The Psychology of Success
Learning from and overcoming challenges is an important part of an entrepreneur’s journey and this is reflected in particular among respondents who have experienced failure in Qatar, China and Hong Kong, where 73%, 71% and 65% of respondents cite that they have learnt a great deal from past failures. Conversely, only 36% of South African respondents believe they learnt a great deal from past failures.
Similarly, only 21% of South African respondents who have experienced failure agreed that they are able to bounce back from it quickly, a figure which is similar to that of US respondents at 23%. At the other end of the scale, 73% of those in Qatar found that they could bounce back quickly from a setback. Over half (58%) of South African respondents believe that past failures would count against them, although two thirds (66%) stated that past failure increases the chances of future success.
The report reveals the personalities of entrepreneurs in different regions of the world, with those in the East determined to overcome setbacks and persevere. There is perhaps another element at play though, as the broader economic climate and mindset of governments, regulators and businesses impact on the ability of entrepreneurs to succeed.

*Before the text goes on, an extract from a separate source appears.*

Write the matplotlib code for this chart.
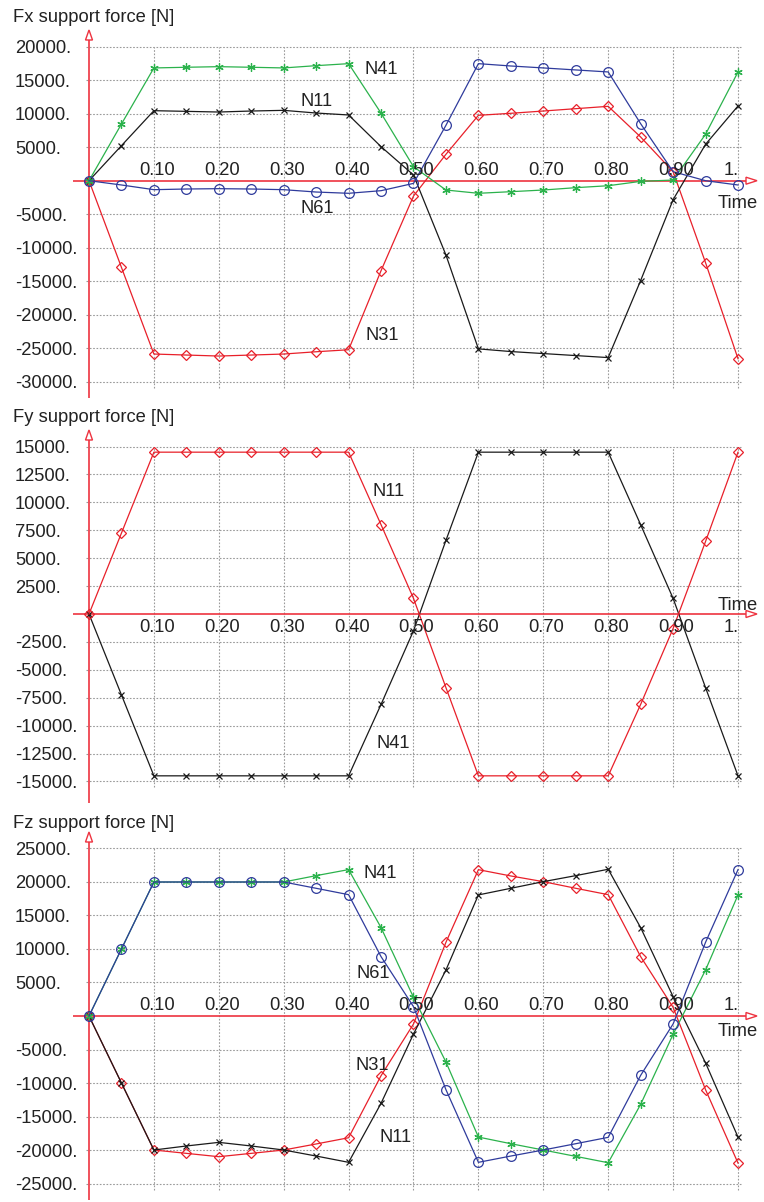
import numpy as np
import matplotlib
matplotlib.use("Agg")
import matplotlib.pyplot as plt
from matplotlib.patches import Polygon

plt.rcParams['font.family'] = ['Liberation Sans', 'DejaVu Sans']

# time steps
TIME = [0.0, 0.05, 0.10, 0.15, 0.20, 0.25, 0.30, 0.35, 0.40, 0.45, 0.50,
        0.55, 0.60, 0.65, 0.70, 0.75, 0.80, 0.85, 0.90, 0.95, 1.0]
XTICKS = [0.1, 0.2, 0.3, 0.4, 0.5, 0.6, 0.7, 0.8, 0.9, 1.0]
XTICK_LABELS = ["0.10", "0.20", "0.30", "0.40", "0.50", "0.60", "0.70", "0.80", "0.90", "1."]

# Fx support forces [N]
fx_n41 = [0, 8460, 16830, 16930, 17020, 16930, 16830, 17170, 17470, 10080, 2090,
          -1390, -1880, -1640, -1390, -1040, -750, -100, 100, 6930, 16230]
fx_n11 = [0, 5230, 10450, 10350, 10250, 10400, 10500, 10100, 9810, 5080, 850,
          -11100, -25100, -25500, -25800, -26100, -26400, -14900, -2840, 5430, 11150]
fx_n61 = [0, -640, -1340, -1240, -1190, -1240, -1340, -1690, -1880, -1490, -400,
          8270, 17470, 17120, 16830, 16530, 16230, 8510, 1350, 0, -640]
fx_n31 = [0, -12940, -25870, -26020, -26170, -26020, -25870, -25530, -25230, -13430, -2290,
          3940, 9760, 10060, 10400, 10750, 11100, 6520, 1340, -12240, -26570]

# Fy support forces [N]
fy_n11 = [0, 7250, 14500, 14500, 14500, 14500, 14500, 14500, 14500, 8000, 1400,
          -6600, -14500, -14500, -14500, -14500, -14500, -8100, -1300, 6500, 14500]
fy_n41 = [0, -7250, -14500, -14500, -14500, -14500, -14500, -14500, -14500, -8100, -1500,
          6600, 14500, 14500, 14500, 14500, 14500, 8000, 1400, -6600, -14500]

# Fz support forces [N]
fz_n41 = [0, 10000, 20000, 20000, 20000, 20000, 20000, 20950, 21850, 13190, 2790,
          -6870, -18070, -19060, -20000, -20950, -21900, -13190, -2740, 6870, 18070]
fz_n61 = [0, 10000, 20000, 20000, 20000, 20000, 20000, 19060, 18110, 8860, 1390,
          -11000, -21840, -20900, -20000, -19060, -18110, -8860, -1190, 11000, 21840]
fz_n31 = [0, -10000, -20000, -20500, -21000, -20500, -20000, -19100, -18170, -8910, -1190,
          11000, 21840, 20900, 20050, 19060, 18110, 8860, 1290, -11000, -21950]
fz_n11 = [0, -10000, -20000, -19400, -18860, -19400, -20000, -20900, -21840, -13030, -2690,
          6870, 18070, 19060, 20050, 20950, 21900, 13190, 2890, -7000, -18070]

FX_TICKS = [20000, 15000, 10000, 5000, -5000, -10000, -15000, -20000, -25000, -30000]
FY_TICKS = [15000, 12500, 10000, 7500, 5000, 2500, -2500, -5000, -7500, -10000, -12500, -15000]
FZ_TICKS = [25000, 20000, 15000, 10000, 5000, -5000, -10000, -15000, -20000, -25000]

RED, GREEN, BLUE, BLACK = "#e8202a", "#2bb24c", "#2f3b9c", "#1a1a1a"
AXRED = "#ee3340"
TXT = "#222222"
FS = 13.2

W, H = 764, 1202
X0, XS = 89.0, 649.0          # pixel of t=0, pixels per unit time
fig = plt.figure(figsize=(W / 100, H / 100), dpi=100)

CROSS = dict(color=BLACK, marker="x", ms=4.5, mew=0.9)
STAR = dict(color=GREEN, marker=(6, 2, 0), ms=6, mew=0.9)
CIRCLE = dict(color=BLUE, marker="o", ms=7, mfc="none", mew=0.9)
DIAMOND = dict(color=RED, marker="D", ms=5.5, mfc="none", mew=0.9)


def panel(top, bot, zero, scale, ticks, title, tick_above, arrow_top, time_y, series, labels):
    ax = fig.add_axes([0, 1 - bot / H, 1, (bot - top) / H])
    ax.set_axis_off()
    ax.set_xlim(-X0 / XS, (W - X0) / XS)
    ax.set_ylim((zero - bot) * scale, (zero - top) * scale)
    tx = lambda px: (px - X0) / XS
    ty = lambda py: (zero - py) * scale
    gkw = dict(colors="#9a9a9a", linestyles=(0, (1.5, 1.5)), linewidth=0.8, zorder=1)

    # dotted grid
    ax.hlines(ticks, tx(86), tx(742), **gkw)
    ax.vlines(XTICKS, min(ticks) - 6 * scale, max(ticks), **gkw)

    # axes through the origin with open arrow heads
    ax.plot([tx(73), tx(746)], [0, 0], color=AXRED, lw=1.2, zorder=2, solid_capstyle="butt")
    ax.add_patch(Polygon([[tx(746), ty(zero - 3.5)], [tx(757), 0], [tx(746), ty(zero + 3.5)]],
                         closed=True, fc="white", ec=AXRED, lw=1.0, zorder=2))
    ax.plot([0, 0], [ty(bot - 2), ty(arrow_top + 10)], color=AXRED, lw=1.2, zorder=2,
            solid_capstyle="butt")
    ax.add_patch(Polygon([[tx(X0 - 3.5), ty(arrow_top + 10)], [0, ty(arrow_top)],
                          [tx(X0 + 3.5), ty(arrow_top + 10)]],
                         closed=True, fc="white", ec=AXRED, lw=1.0, zorder=2))

    for v in ticks:
        ax.text(tx(15), v, f"{v}.", ha="left", va="center_baseline", fontsize=FS, color=TXT)
    ly = ty(zero - 12.5) if tick_above else ty(zero + 11)
    for x, lab in zip(XTICKS, XTICK_LABELS):
        if lab == "1.":
            ax.text(x + 1 / XS, ly, lab, ha="right", va="center_baseline",
                    fontsize=FS, color=TXT, zorder=6)
        else:
            ax.text(x + 3 / XS, ly, lab, ha="center", va="center_baseline",
                    fontsize=FS, color=TXT, zorder=6)
    ax.text(tx(738), ty(time_y), "Time", ha="center", va="center_baseline", fontsize=FS, color=TXT)
    ax.text(tx(13), ty(top + 16), title, ha="left", va="center_baseline", fontsize=FS, color=TXT)

    for style, vals in series:
        ax.plot(TIME, vals, lw=0.9, zorder=4, clip_on=False, **style)
    for name, px, py in labels:
        ax.text(tx(px), ty(py), name, ha="center", va="center_baseline",
                fontsize=FS, color=TXT, zorder=6)
    return ax


panel(0, 400, 180.7, 149.25, FX_TICKS, "Fx support force [N]", True, 30, 202,
      [(DIAMOND, fx_n31), (CROSS, fx_n11), (STAR, fx_n41), (CIRCLE, fx_n61)],
      [("N41", 381, 68), ("N11", 317, 100), ("N61", 317, 207), ("N31", 382, 334)])

panel(400, 805, 614, 89.6, FY_TICKS, "Fy support force [N]", False, 430, 603,
      [(CROSS, fy_n41), (DIAMOND, fy_n11)],
      [("N11", 389, 489), ("N41", 393, 742)])

panel(805, 1202, 1016, 149.25, FZ_TICKS, "Fz support force [N]", True, 832, 1029,
      [(DIAMOND, fz_n31), (CROSS, fz_n11), (STAR, fz_n41), (CIRCLE, fz_n61)],
      [("N41", 380, 872), ("N61", 373, 972), ("N31", 372, 1064), ("N11", 396, 1136)])

fig.savefig("out.png", dpi=100)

Paul Ormerod, an economist and author of Why Most Things Fail…And How to Avoid It, suggests that setbacks are inevitable and long-term success relies on having clear risk mitigation policies in place. He comments, “The usual approach is to try to predict potential problems and then put plans in place to stop them happening. But you cannot avoid failure. You’ll never get round this fundamental problem, no matter how smart you are. It’s inherent to all evolving systems, which is exactly what human social and economic systems are. Therefore, we come back to the power of persistence, which the East appears to be embracing. The questions are what the West needs to do counter this potential power shift, and what the longer term implications are.”